Hence, the whole matter was transferred to CSIS. They completed their investigation very carefully. The outcome of the investigation was a group of 14 Muslims, men and women, some being Pakistani and of Afghan descent, were preparing those 3 tons of that fertilizer to create three large bombs for three Parliament buildings in Ottawa, Canada's capital. Idiotic as it is, it is everyone's luck that this crime has been prevented.
One question I have always had in mind, even though no officials have asked it... How come (if that farmer was suspecting something) he sold that MUCH fertilizer. Shouldn't his first reaction be a refusal to sell it and then complain to authorities?
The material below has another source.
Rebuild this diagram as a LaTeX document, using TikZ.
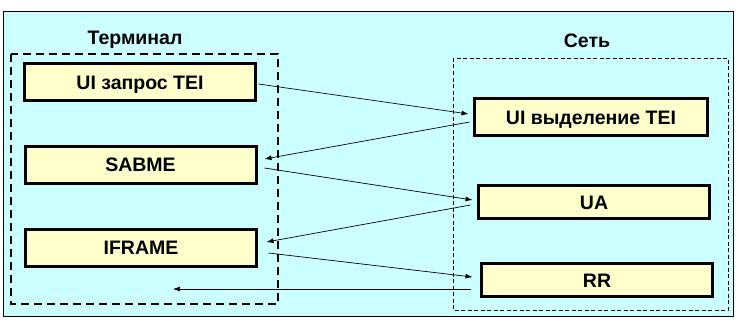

It seems like "business is business," and nothing else matters. That farmer, in my mind, was risking a lot. Because no one could have ever predicted how much time it would take for those fundamentalists to create those bombs. If CSIS wasn't as fast, we could have lost a lot of innocent lives, and this day would be another day to remember, perhaps, on the same scale as 9/11. If you suspect something, you should be acting in prevention, not aiding and then cutting it off.